About Me

Bio

Matthew Wilhelm is a current Masters of Fine Arts Candidate and Associate Instructor of Record in Ceramics at the University of Indiana Bloomington. He received his Bachelor of Fine Arts in Ceramics with a secondary emphasis in Art History from the University of Wisconsin River Falls. After undergraduate Wilhelm taught a small school in North Carolina for two years were he focused on caring for students as whole. He then moved to northern California and became a resident at Cobb Mountain Arts and Ecology Project for seven months where he fired at least one wood kiln a month with other residents and assisted in hosting workshops. His current work is conceptually rooted in the formal aesthetics of the pot and is based in the historical context of the pot. He has exhibited nationally, been a featured artist at the Northern Clay Center and exhibited with NCECA on multiple occasions.

artist statement

artist statement

I consider myself a formalist artist. The foundations of my ideas are based in the elements and principles of art and design. Function is rooted in the aesthetics of form, line, volume, material, texture and color. It is about the truth of the pot and its condition as a vessel's implicit contrivance to hold. The abstraction of the vessel is to assign meaning to that condition of containment, altering from the purpose of holding matter to crafting ideas held by the pot.

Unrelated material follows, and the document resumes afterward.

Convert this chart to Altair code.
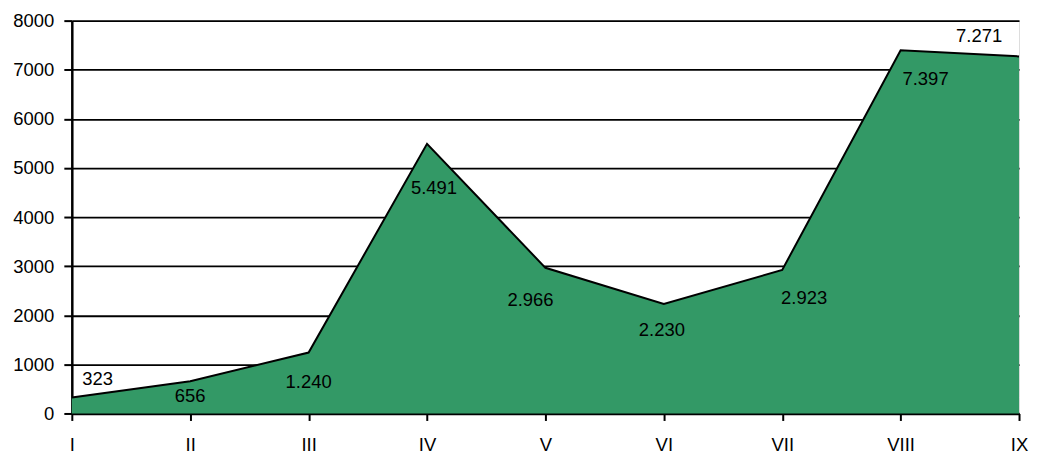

They are self referential; in my belief to be a pot is to refer to the history of pots. Vessels made to have visual impact, perceived as elegance set in space. Decisively positioned to connect the past and present. Simple in their complexities and loud in their subtleties. They ask me more questions than I have answers and challenge my notions of looking. Pots repeat, in language and ideas, cyclically like they are formed, readdressing ideas from history anew. These are my attempts with my pots, jockeying for space amongst the larger historical cannon prioritising aesthetics and context as concept.